AbstractDescriptions of cloud ensembles in radiative convective equilibrium (RCE) rely mostly on the assumption that clouds are randomly distributed in space, a hypothesis that obviously fails in presence of strong organization. In this work, idealized RCE simulations at horizontal grid spacings ranging from 2 km to 125 m are analyzed, displaying a transition between complete randomness at coarse resolution to a high degree of cold pool driven organization at high resolution. The objective is then twofold: (a) characterizing the spatial cloud patterns focusing on correlation scales and association with covariates; (b) providing a statistical description of organized cloud ensembles to generalize existing theories based on complete randomness. It is demonstrated that organized cloud ensembles may be treated as heterogeneous point processes where individual clouds do not interact substantially with their neighbors. In other words, clouds may be considered as randomly distributed if we restrict the space to regions of high cloud density.
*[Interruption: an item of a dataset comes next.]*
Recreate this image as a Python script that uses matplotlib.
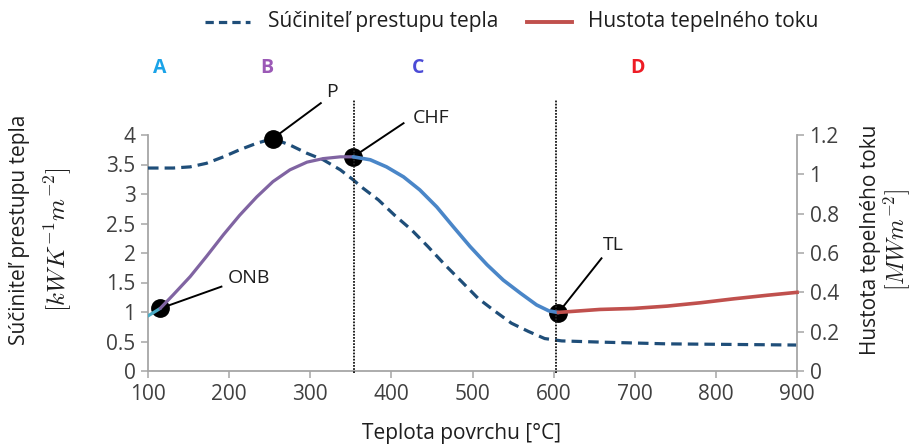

In addition, it is shown that in highly organized situations local cloud counts may be modeled using negative binomial distributions, while cloud mass fluxes follow lognormal distributions. The total mass flux within regions of varying sizes can then be predicted by compounding the two aforementioned distributions. The total mass flux variability at scales ≲5 km is dominated by the heavy‐tails of the mass flux distributions, whereas at scales ≳5 km, it is entirely controlled by the spatial cloud count variability (the spatial cloud pattern). These results have important implications for the parameterization of organized convection in quasi‐equilibrium.